The Old Man continued:

“I may not be an infantry commander. You may not be grunts. But I will tell you this, I am a fucking warfighter and I am fucking pissed off. You warfighters pissed off?”

“Aye, aye, sir!”

“The mission of Third LAAM is to get you ready to replace your brothers in the First and Second LAAMs already in Viet Nam. When you get over there, you are going to be in the weeds, sooner or later, rifle man or missile man, you are going to catch the flying shit. My job is to get you ready to fight. To fight, goddammit, like a Marine fights. I don’t care if your MOS (Military Occupation Specialty) is 0311 (infantry) or 6742 (missile), you are going to have the same warrior spirit. You are going to take the war to our enemy and you are going to rain destruction on his fucking head. You are going to kill the enemies of the United States of America. You understand me?”

“Aye, aye, sir!”

“So, the first thing we’re going to do to get that warrior spirit is shoot down every fucking drone the Navy puts in the air. We are going to blow those fucking drones out of the fucking sky. You understand me, Marines?”

“AYE, AYE, L.T.!” (L. T. is an affectionate, but respectful, honorific for Lieutenant.)

“The we drink beer until our eyeballs explode. Sound the alert.”

The battle sirens began to wail.

And that’s what we did, all day long. Killed drones. The Navy launched, and we shot them down. One after the other. Let me tell you, it takes a dedicated team to keep the bird locked on the soft drone signature when it’s straining against the leash to go after the yummy hot sleeve. You have to “ride it all the way in.” All the way in.

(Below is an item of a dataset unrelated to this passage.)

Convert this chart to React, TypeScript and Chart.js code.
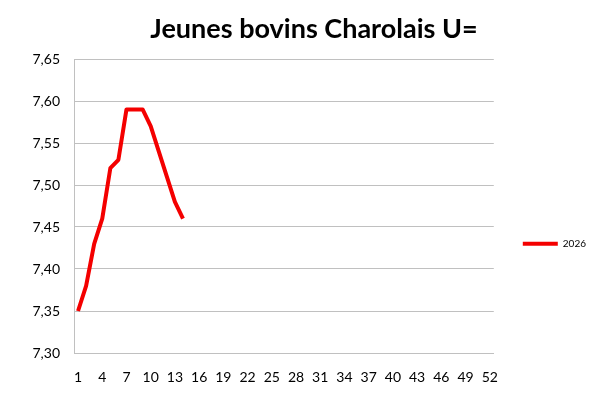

After we secured for the afternoon and were just getting started on the party, Lt. Stevens was paid a visit by the brass, Navy and Marine. First the Navy Commander chewed Stevens a new asshole and stormed off. Then the Marine Colonel started in . . . until the Navy was out of earshot. The Colonel shut it down and stood there laughing with our Old Man. The Colonel was practically doing a jig.

Next day, bleary eyed, we warmed up the birds, locked on the Navy drones, and shot them out of the sky. Every one of them.

We wouldn’t want to disappoint the Old Man.